— start —

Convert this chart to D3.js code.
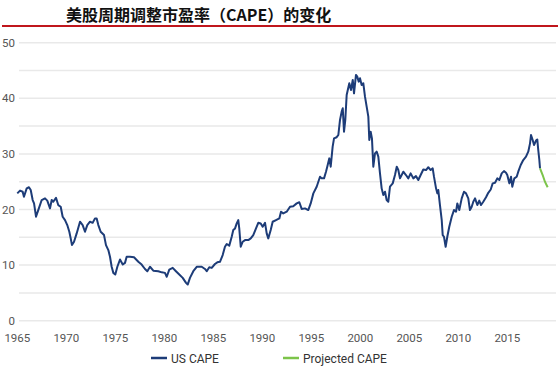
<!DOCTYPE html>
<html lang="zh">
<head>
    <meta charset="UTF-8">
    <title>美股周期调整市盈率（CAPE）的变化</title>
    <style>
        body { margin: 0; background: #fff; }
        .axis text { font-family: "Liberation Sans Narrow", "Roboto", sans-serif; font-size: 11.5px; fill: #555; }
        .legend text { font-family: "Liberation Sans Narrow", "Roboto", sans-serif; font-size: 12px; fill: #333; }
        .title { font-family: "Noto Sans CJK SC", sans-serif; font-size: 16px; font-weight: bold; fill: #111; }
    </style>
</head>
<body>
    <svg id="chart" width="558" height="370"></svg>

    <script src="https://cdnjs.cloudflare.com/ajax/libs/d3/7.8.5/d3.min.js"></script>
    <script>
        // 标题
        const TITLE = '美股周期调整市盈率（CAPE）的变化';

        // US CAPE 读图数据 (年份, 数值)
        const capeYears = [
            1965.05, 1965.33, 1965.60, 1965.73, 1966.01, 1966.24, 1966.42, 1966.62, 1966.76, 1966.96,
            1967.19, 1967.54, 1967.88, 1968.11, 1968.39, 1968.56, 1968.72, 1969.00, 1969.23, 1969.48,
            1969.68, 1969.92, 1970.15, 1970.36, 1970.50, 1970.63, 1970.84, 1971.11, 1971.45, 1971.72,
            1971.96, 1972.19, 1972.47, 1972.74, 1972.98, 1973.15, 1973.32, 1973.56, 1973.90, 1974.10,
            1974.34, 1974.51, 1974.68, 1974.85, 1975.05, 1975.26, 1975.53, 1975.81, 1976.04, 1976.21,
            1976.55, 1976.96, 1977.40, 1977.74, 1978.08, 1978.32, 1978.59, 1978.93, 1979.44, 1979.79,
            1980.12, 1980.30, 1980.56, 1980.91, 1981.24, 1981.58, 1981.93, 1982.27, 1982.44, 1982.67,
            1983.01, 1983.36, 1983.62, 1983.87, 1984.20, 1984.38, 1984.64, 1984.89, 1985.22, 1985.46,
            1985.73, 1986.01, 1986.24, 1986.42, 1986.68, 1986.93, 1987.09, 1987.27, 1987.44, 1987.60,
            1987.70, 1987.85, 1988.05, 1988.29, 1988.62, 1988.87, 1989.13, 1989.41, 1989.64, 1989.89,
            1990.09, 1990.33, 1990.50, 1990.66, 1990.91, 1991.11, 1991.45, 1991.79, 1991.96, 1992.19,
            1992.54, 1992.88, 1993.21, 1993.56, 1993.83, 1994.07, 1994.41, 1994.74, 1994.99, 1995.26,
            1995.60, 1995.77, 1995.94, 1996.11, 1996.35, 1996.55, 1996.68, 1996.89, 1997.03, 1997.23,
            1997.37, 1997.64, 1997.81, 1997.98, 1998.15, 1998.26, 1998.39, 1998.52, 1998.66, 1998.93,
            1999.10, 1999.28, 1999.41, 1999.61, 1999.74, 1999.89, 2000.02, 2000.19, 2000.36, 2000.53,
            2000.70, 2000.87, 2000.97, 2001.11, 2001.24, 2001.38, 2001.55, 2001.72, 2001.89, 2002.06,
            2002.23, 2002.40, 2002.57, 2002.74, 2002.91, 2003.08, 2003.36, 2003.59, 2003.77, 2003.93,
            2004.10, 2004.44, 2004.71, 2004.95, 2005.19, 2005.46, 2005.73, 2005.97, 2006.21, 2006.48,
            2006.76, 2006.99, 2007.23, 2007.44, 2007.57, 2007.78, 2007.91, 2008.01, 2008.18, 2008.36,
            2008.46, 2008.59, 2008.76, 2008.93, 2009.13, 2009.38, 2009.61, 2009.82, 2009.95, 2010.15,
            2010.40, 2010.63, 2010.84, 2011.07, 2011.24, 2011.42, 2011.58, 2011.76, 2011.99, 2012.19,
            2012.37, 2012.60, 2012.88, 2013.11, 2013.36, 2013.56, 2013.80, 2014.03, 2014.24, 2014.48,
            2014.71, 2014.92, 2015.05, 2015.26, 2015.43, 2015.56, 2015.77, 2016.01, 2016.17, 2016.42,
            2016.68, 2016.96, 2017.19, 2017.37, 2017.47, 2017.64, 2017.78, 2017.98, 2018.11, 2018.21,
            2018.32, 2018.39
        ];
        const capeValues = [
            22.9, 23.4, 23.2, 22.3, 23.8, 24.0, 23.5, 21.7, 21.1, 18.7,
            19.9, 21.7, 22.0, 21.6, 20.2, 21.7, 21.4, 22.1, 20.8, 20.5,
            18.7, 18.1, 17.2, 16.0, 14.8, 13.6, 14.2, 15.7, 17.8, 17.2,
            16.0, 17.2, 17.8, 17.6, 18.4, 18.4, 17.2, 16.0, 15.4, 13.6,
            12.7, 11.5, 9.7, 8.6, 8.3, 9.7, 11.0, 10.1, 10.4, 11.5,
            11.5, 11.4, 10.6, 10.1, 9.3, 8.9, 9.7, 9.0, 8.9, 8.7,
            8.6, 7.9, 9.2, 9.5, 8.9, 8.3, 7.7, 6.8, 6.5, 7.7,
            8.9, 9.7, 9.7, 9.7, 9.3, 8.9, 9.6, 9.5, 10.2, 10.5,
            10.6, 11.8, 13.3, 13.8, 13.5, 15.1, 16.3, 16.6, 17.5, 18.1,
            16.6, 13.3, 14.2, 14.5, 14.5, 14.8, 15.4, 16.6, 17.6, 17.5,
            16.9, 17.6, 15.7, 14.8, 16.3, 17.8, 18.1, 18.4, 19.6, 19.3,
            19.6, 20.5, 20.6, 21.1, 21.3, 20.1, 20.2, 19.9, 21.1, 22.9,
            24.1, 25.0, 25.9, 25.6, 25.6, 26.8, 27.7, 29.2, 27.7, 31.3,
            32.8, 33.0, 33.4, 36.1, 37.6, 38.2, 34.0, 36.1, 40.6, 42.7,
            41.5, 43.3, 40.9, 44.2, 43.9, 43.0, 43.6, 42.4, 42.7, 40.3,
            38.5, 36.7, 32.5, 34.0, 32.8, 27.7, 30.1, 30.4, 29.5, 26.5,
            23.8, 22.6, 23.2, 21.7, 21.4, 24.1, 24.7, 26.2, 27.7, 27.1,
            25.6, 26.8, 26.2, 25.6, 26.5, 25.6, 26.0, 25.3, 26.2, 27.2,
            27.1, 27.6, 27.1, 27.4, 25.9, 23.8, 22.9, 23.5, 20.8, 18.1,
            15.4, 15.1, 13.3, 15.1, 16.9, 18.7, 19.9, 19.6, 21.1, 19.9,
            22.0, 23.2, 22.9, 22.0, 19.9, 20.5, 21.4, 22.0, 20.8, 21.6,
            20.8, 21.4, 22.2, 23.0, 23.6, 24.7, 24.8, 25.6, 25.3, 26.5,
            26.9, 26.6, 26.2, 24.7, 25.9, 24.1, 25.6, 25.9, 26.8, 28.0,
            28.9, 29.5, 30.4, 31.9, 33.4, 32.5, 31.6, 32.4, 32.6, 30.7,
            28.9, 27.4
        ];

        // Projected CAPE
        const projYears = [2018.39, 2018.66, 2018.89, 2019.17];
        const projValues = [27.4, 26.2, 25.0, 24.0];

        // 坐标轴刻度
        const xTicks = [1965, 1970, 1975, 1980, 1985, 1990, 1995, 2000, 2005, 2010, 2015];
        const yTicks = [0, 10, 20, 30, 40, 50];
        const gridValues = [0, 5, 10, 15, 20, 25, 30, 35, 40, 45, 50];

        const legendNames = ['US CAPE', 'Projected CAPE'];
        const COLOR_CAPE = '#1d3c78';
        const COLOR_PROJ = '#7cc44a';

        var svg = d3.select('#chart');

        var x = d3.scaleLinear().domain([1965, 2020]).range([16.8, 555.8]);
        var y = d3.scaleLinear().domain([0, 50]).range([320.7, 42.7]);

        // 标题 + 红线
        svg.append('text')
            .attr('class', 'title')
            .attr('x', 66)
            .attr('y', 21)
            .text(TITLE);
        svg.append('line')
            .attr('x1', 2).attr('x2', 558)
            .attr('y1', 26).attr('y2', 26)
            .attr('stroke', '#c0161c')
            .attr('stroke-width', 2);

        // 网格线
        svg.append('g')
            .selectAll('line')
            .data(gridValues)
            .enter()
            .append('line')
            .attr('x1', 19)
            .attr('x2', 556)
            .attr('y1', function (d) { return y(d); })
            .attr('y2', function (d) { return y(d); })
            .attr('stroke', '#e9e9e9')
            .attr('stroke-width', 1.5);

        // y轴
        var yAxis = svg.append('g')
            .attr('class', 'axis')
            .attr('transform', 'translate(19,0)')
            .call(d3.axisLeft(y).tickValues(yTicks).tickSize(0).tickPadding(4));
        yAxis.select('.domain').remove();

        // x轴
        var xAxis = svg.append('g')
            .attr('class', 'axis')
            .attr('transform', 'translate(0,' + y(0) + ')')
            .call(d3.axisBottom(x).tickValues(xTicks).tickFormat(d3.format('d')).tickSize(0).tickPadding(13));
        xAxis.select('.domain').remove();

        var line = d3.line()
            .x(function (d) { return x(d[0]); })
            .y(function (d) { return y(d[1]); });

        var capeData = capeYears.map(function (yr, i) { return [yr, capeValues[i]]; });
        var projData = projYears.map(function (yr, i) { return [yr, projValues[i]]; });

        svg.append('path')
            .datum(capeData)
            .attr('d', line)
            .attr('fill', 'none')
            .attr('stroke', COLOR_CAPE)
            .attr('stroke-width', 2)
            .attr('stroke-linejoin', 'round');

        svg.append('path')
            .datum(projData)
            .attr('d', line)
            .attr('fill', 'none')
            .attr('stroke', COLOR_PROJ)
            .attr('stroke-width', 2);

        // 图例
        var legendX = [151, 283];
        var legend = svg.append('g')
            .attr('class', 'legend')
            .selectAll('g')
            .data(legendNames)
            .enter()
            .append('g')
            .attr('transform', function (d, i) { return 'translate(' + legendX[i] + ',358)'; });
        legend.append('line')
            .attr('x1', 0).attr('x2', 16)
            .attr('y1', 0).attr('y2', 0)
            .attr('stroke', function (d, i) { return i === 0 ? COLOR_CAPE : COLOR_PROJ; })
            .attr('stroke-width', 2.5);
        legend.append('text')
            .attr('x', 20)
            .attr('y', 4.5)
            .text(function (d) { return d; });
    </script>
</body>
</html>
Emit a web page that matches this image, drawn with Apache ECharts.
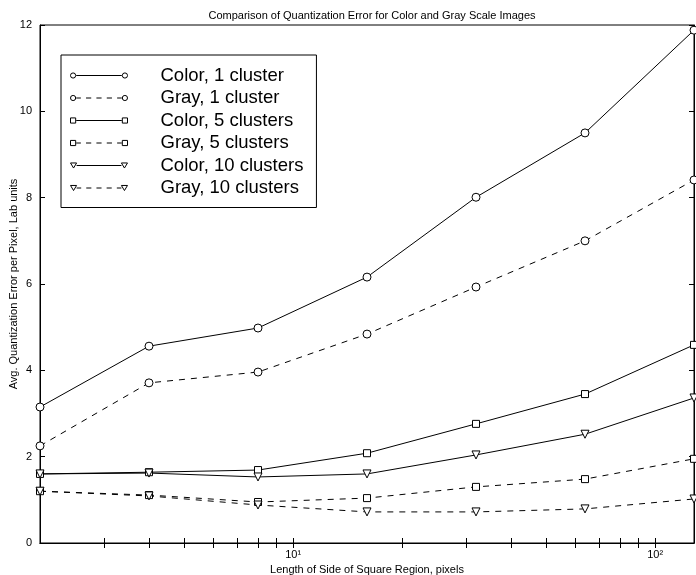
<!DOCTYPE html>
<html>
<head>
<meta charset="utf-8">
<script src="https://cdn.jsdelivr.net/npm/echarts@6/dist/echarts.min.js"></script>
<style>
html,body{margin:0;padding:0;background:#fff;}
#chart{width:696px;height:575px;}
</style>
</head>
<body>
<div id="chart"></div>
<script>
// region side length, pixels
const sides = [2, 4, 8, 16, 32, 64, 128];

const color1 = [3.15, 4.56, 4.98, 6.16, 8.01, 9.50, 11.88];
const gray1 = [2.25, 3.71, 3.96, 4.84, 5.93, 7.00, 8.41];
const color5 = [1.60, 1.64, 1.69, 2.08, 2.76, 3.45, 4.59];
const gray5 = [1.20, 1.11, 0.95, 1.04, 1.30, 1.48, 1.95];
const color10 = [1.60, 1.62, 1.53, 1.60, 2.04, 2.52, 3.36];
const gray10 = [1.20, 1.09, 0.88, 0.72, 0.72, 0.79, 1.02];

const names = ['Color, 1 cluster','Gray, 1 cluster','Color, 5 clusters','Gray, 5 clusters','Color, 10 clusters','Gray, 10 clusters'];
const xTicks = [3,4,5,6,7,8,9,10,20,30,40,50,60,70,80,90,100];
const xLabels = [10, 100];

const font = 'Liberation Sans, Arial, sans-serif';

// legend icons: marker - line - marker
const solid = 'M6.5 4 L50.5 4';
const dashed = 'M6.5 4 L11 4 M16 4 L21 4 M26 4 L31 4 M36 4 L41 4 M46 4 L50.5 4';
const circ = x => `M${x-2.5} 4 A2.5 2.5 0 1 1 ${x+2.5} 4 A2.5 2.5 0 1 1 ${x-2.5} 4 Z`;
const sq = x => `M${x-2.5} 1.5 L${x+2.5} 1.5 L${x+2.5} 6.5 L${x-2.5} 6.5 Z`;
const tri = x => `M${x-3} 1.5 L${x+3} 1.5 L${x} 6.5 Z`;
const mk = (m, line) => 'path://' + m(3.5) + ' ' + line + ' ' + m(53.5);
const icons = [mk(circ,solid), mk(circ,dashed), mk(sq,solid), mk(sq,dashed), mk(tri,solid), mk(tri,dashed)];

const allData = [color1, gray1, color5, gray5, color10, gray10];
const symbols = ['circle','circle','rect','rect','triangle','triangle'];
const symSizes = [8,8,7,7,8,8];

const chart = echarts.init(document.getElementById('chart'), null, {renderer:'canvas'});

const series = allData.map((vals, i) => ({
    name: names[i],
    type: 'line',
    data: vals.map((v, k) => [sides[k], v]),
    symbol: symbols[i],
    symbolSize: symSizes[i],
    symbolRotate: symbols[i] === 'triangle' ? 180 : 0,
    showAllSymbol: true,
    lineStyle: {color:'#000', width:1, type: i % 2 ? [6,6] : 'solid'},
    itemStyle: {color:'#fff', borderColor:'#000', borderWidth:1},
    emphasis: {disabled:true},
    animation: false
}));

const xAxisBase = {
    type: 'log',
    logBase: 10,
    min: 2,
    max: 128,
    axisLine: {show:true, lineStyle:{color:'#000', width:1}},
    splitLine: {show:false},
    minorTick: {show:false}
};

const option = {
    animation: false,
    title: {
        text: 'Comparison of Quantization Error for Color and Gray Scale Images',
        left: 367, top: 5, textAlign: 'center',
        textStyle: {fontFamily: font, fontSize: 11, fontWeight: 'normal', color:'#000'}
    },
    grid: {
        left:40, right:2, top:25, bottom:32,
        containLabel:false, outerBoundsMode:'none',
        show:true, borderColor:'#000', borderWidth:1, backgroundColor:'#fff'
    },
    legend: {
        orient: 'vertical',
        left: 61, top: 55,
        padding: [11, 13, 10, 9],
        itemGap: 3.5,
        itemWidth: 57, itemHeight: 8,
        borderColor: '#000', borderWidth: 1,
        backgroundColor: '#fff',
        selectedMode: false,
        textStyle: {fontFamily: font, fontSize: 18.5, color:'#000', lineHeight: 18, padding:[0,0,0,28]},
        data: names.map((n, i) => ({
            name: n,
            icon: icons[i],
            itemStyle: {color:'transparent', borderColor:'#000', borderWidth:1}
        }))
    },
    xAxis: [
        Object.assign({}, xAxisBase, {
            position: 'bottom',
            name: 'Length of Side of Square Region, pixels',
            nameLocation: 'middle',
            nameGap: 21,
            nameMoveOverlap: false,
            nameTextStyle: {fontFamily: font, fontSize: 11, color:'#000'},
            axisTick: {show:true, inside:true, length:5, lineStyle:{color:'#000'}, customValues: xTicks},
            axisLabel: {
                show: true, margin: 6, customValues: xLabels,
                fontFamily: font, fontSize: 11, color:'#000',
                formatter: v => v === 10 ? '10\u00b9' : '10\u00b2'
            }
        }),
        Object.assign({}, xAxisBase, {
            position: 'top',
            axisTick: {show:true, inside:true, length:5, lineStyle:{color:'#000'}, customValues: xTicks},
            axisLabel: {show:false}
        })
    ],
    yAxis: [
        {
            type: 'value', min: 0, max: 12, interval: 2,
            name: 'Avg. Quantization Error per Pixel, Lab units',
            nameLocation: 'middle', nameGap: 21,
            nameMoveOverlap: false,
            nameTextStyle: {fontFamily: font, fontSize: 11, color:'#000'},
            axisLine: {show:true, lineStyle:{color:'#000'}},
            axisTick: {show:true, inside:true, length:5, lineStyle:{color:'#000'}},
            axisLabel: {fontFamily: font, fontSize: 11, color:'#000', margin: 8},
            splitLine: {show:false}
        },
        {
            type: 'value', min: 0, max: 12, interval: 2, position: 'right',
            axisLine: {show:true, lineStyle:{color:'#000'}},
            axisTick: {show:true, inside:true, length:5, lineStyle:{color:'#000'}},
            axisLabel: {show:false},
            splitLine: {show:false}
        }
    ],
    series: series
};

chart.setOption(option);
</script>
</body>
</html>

— end —

* **Exercise**: Everything from the first line of the listing above through the line that contains "const TITLE = '美股周期调整市盈率（CAPE）的变化';" is to be restated word for word, minus the pictures.

* **Solution**:
Convert this chart to D3.js code.
<!DOCTYPE html>
<html lang="zh">
<head>
    <meta charset="UTF-8">
    <title>美股周期调整市盈率（CAPE）的变化</title>
    <style>
        body { margin: 0; background: #fff; }
        .axis text { font-family: "Liberation Sans Narrow", "Roboto", sans-serif; font-size: 11.5px; fill: #555; }
        .legend text { font-family: "Liberation Sans Narrow", "Roboto", sans-serif; font-size: 12px; fill: #333; }
        .title { font-family: "Noto Sans CJK SC", sans-serif; font-size: 16px; font-weight: bold; fill: #111; }
    </style>
</head>
<body>
    <svg id="chart" width="558" height="370"></svg>

    <script src="https://cdnjs.cloudflare.com/ajax/libs/d3/7.8.5/d3.min.js"></script>
    <script>
        // 标题
        const TITLE = '美股周期调整市盈率（CAPE）的变化';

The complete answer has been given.